What is needed:
Skip the pictures. Reproduce all other material exactly.

Material:
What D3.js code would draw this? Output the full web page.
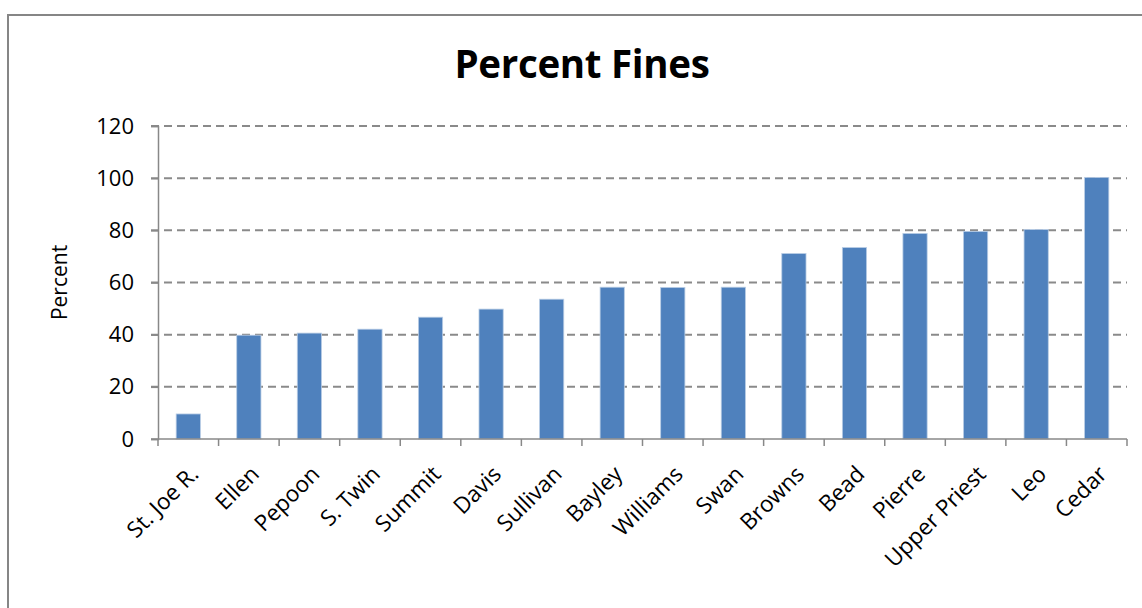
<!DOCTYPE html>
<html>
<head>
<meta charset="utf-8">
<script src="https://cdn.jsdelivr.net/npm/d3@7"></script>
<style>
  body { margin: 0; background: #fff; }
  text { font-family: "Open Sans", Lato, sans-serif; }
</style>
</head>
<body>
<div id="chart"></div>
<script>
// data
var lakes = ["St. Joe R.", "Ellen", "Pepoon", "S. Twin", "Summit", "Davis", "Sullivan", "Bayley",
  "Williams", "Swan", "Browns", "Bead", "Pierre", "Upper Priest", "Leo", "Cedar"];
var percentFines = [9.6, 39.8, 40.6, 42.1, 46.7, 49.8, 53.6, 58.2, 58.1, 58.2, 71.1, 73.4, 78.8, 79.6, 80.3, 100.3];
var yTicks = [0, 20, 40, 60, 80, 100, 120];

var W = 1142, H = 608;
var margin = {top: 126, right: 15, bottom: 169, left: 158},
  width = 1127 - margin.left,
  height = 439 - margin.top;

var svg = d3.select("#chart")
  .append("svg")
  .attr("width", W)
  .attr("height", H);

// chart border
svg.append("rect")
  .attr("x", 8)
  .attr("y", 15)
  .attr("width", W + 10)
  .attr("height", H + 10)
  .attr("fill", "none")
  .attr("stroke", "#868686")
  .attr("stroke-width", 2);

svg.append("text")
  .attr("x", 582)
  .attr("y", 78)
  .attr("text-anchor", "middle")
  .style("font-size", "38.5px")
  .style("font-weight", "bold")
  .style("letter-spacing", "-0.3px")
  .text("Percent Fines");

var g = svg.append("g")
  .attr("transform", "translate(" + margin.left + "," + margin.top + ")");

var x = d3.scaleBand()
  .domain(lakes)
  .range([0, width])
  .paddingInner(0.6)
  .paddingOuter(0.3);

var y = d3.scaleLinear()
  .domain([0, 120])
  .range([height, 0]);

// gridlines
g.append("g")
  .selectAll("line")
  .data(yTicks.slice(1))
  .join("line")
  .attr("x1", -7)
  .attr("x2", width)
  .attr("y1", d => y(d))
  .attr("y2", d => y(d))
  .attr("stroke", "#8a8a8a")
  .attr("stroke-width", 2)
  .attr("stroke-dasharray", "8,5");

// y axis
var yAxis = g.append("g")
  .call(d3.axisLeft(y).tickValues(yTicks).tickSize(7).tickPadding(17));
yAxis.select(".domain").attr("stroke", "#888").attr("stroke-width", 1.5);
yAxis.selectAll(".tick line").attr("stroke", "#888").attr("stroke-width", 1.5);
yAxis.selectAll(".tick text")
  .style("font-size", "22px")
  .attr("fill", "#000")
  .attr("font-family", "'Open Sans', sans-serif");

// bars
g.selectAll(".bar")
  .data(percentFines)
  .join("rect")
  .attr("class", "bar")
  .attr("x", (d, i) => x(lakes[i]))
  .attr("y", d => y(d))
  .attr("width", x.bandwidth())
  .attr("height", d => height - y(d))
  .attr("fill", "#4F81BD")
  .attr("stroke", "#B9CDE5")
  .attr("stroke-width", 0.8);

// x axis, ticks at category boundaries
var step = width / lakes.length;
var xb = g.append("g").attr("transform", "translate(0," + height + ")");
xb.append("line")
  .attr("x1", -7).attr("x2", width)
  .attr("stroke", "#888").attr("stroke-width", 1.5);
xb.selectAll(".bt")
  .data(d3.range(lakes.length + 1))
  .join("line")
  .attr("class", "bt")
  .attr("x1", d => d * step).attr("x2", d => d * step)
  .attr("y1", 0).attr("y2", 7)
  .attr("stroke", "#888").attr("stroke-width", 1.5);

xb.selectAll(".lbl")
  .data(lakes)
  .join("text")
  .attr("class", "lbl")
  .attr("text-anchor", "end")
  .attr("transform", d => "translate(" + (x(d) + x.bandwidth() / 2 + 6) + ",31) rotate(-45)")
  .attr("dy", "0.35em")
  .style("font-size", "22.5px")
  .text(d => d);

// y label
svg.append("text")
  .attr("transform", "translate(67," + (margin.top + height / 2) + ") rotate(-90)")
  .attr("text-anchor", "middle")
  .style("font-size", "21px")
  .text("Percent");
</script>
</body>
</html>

Solved exercise:
What D3.js code would draw this? Output the full web page.
<!DOCTYPE html>
<html>
<head>
<meta charset="utf-8">
<script src="https://cdn.jsdelivr.net/npm/d3@7"></script>
<style>
  body { margin: 0; background: #fff; }
  text { font-family: "Open Sans", Lato, sans-serif; }
</style>
</head>
<body>
<div id="chart"></div>
<script>
// data
var lakes = ["St. Joe R.", "Ellen", "Pepoon", "S. Twin", "Summit", "Davis", "Sullivan", "Bayley",
  "Williams", "Swan", "Browns", "Bead", "Pierre", "Upper Priest", "Leo", "Cedar"];
var percentFines = [9.6, 39.8, 40.6, 42.1, 46.7, 49.8, 53.6, 58.2, 58.1, 58.2, 71.1, 73.4, 78.8, 79.6, 80.3, 100.3];
var yTicks = [0, 20, 40, 60, 80, 100, 120];

var W = 1142, H = 608;
var margin = {top: 126, right: 15, bottom: 169, left: 158},
  width = 1127 - margin.left,
  height = 439 - margin.top;

var svg = d3.select("#chart")
  .append("svg")
  .attr("width", W)
  .attr("height", H);

// chart border
svg.append("rect")
  .attr("x", 8)
  .attr("y", 15)
  .attr("width", W + 10)
  .attr("height", H + 10)
  .attr("fill", "none")
  .attr("stroke", "#868686")
  .attr("stroke-width", 2);

svg.append("text")
  .attr("x", 582)
  .attr("y", 78)
  .attr("text-anchor", "middle")
  .style("font-size", "38.5px")
  .style("font-weight", "bold")
  .style("letter-spacing", "-0.3px")
  .text("Percent Fines");

var g = svg.append("g")
  .attr("transform", "translate(" + margin.left + "," + margin.top + ")");

var x = d3.scaleBand()
  .domain(lakes)
  .range([0, width])
  .paddingInner(0.6)
  .paddingOuter(0.3);

var y = d3.scaleLinear()
  .domain([0, 120])
  .range([height, 0]);

// gridlines
g.append("g")
  .selectAll("line")
  .data(yTicks.slice(1))
  .join("line")
  .attr("x1", -7)
  .attr("x2", width)
  .attr("y1", d => y(d))
  .attr("y2", d => y(d))
  .attr("stroke", "#8a8a8a")
  .attr("stroke-width", 2)
  .attr("stroke-dasharray", "8,5");

// y axis
var yAxis = g.append("g")
  .call(d3.axisLeft(y).tickValues(yTicks).tickSize(7).tickPadding(17));
yAxis.select(".domain").attr("stroke", "#888").attr("stroke-width", 1.5);
yAxis.selectAll(".tick line").attr("stroke", "#888").attr("stroke-width", 1.5);
yAxis.selectAll(".tick text")
  .style("font-size", "22px")
  .attr("fill", "#000")
  .attr("font-family", "'Open Sans', sans-serif");

// bars
g.selectAll(".bar")
  .data(percentFines)
  .join("rect")
  .attr("class", "bar")
  .attr("x", (d, i) => x(lakes[i]))
  .attr("y", d => y(d))
  .attr("width", x.bandwidth())
  .attr("height", d => height - y(d))
  .attr("fill", "#4F81BD")
  .attr("stroke", "#B9CDE5")
  .attr("stroke-width", 0.8);

// x axis, ticks at category boundaries
var step = width / lakes.length;
var xb = g.append("g").attr("transform", "translate(0," + height + ")");
xb.append("line")
  .attr("x1", -7).attr("x2", width)
  .attr("stroke", "#888").attr("stroke-width", 1.5);
xb.selectAll(".bt")
  .data(d3.range(lakes.length + 1))
  .join("line")
  .attr("class", "bt")
  .attr("x1", d => d * step).attr("x2", d => d * step)
  .attr("y1", 0).attr("y2", 7)
  .attr("stroke", "#888").attr("stroke-width", 1.5);

xb.selectAll(".lbl")
  .data(lakes)
  .join("text")
  .attr("class", "lbl")
  .attr("text-anchor", "end")
  .attr("transform", d => "translate(" + (x(d) + x.bandwidth() / 2 + 6) + ",31) rotate(-45)")
  .attr("dy", "0.35em")
  .style("font-size", "22.5px")
  .text(d => d);

// y label
svg.append("text")
  .attr("transform", "translate(67," + (margin.top + height / 2) + ") rotate(-90)")
  .attr("text-anchor", "middle")
  .style("font-size", "21px")
  .text("Percent");
</script>
</body>
</html>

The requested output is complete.